On Tuesday it was announced that Chiefs hooker Rhys Marshall signed a three year deal with Munster. The 23 year old Kiwi’s contract is for three years, and with good reason. It makes him the latest in a string of ‘project players’. This means he won’t take up a Non-Irish qualified spot in the Munster squad (limited to four by the IRFU).
Marshall will be available for Ireland for the 2020 Six Nations Championship thanks to World Rugby‘s regulation 8.3.c. Steps must be taken to change this practice before national teams are entirely made up of these project players and lose their identity.
What are Project players?
Project players is the Irish Rugby Football Union (IRFU) term for uncapped overseas players, signed by provinces with the long term goal of making them Irish internationals. As long as they haven’t played for either a senior, or next most prestigious (e.g. England Saxons, Emerging Springboks, Scotland A, Wales Under 20s) national team. Both Ireland and Scotland have official policies encouraging this type of signing and currently have several in their test squads.
The archetypal project player is CJ Stander. Stander (main picture) joined Munster in 2012 after one season of Super Rugby with the Bulls, having also been called up to the Springboks training squad. The Munster back row was under pressure to switch to hooker from coaches, and almost left the game altogether before Munster called. He instantly became a star in Limerick and went on to play the first Ireland match he was eligible for.
Other notable project players include: Jared Payne, Josh Strauss, WP Nel, Riki Flutey, Scott Spedding, Kane Hesketh and Henry Speight.
What are World Rugby doing about it?
This morning World Rugby established a working group looking into regulation 8. Augustin Pichot, World Rugby’s vice-chairman, has long been critical of the rule and is acutely aware of the need to maintain national team’s “identity”. Pichot has suggested a more permanent arrangement like in football, but has floated the idea of making it five years as a compromise. It is not yet clear when the regulation will change but the working group shows a positive step by World Rugby towards fixing it.
Why does there need to be a rule?
Nationality is not an entirely straightforward concept, especially in our modern, ever smaller world. While it would be easy to just go by citizenship, it’s not a perfect system. In athletics, there are several cases of athletes, particularly African born, being offered big money to switch allegiances.
The rules have to cover a large variety of cases such as:
- Born in the country, this covers the plurality of international players.
- Born overseas to parents of your given nation, then moving back in early life – this covers Jamie Heaslip, Ronan O’Gara and George North.
- Born overseas but moved to your given nation in early life, came through their youth system – this covers Stephen Moore, Billy Vunipola and Jerome Kaino.
- Grew up overseas but parents are from your given nation – this covers Alex Cuthbert, Henry Pyrgos and Sergio Parisse.
Up to this point most people would agree, those are acceptable reasons to represent a national team, it’s the next few categories that become the grey area:
- Have a grandparent from your given nation – this is Michael Bent, Tomas Francis and John Hardie.
- Players who moved to their given nation as a teenager, completing some schooling there – this is Manu Tuilagi, Tevita Kuridrani and Waisake Naholo.
Grey area – Senior Rugby
Then there is a slightly grey area, people who played no senior rugby before moving.
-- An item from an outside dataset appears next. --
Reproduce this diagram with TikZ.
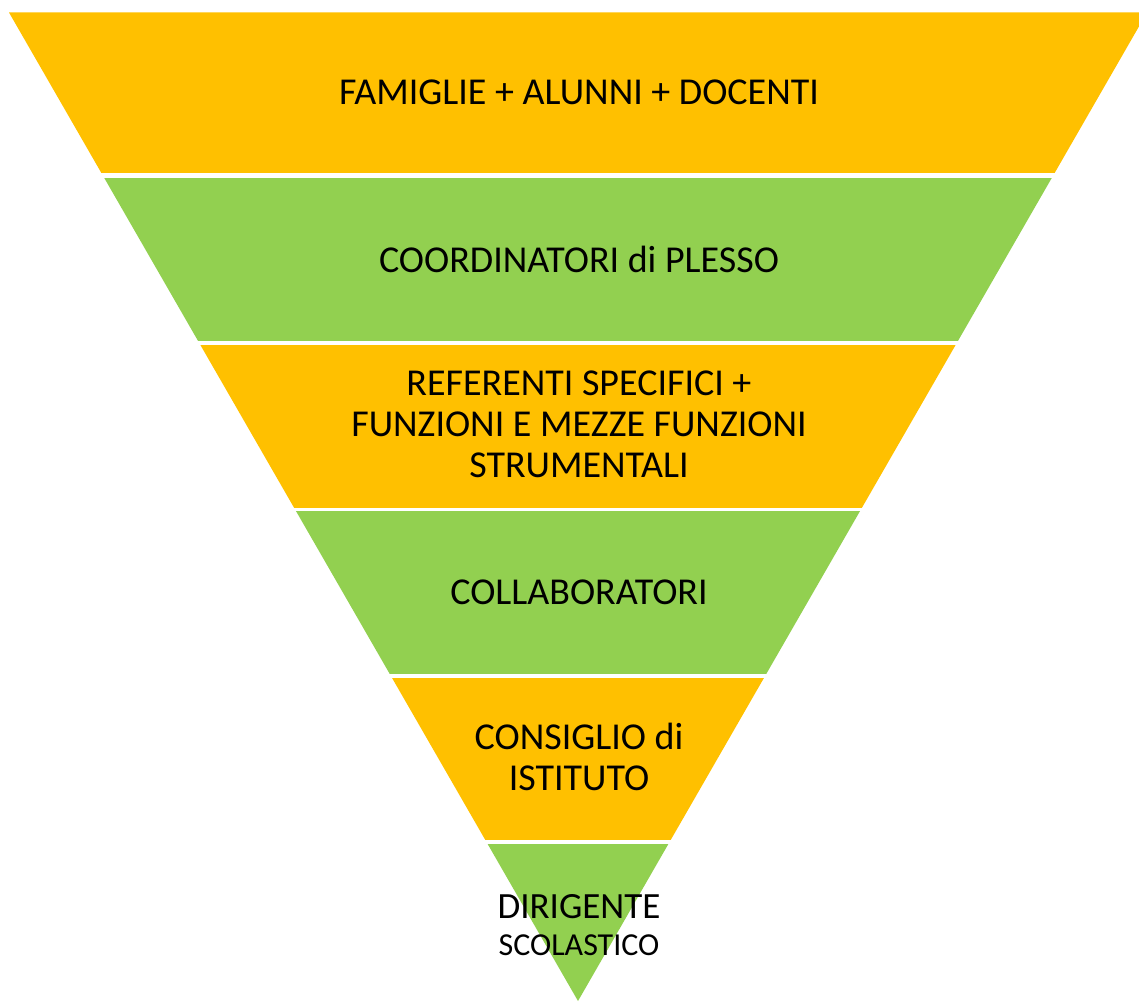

The prime example of this is Mouritz Botha who was told he was ‘too light to play’ in the second row. He moved to England to play part time for the Bedford Blues while drying carpets for a living. Botha went on to play for England, and it’s hard to justify forcing a player who has never played in a country to play for them. Botha didn’t play a senior game in South Africa until he was 33 years old.
The final category is the ‘special project players’. That is established professional players who moved overseas for better wages, and the chance of Test rugby.
The solution is
A licence system would simplify the process massively. Upon registering as a senior player, you declare your nationality. This can be either the country you live in, the country of your parents or where you were born. At 18, you make the choice, and that choice follows you forever.
By 18, national identities are well established, Irish kids living in England know which team they want to play for. Samoan boys and girls in New Zealand likewise. If you grew up wanting to be an All Black, you say so. If that doesn’t work out, it’s a shame, but Tonga shouldn’t be a fallback option. This is really what rugby fans want, players that grew up wanting to wear the jersey. If an England player has a strong Aussie accent, but fans know he always wanted to wear the rose, they will embrace him. If he wanted to be a Wallaby, but chose England for professional reasons, that door would be closed.
This system cuts out all of the mercenaries and crystallizes what it means to be from somewhere. Those with genuine links and genuine ambitions can fulfill their dreams. The choice will be taken out of the hands of the unions and restore fans confidence in the international game.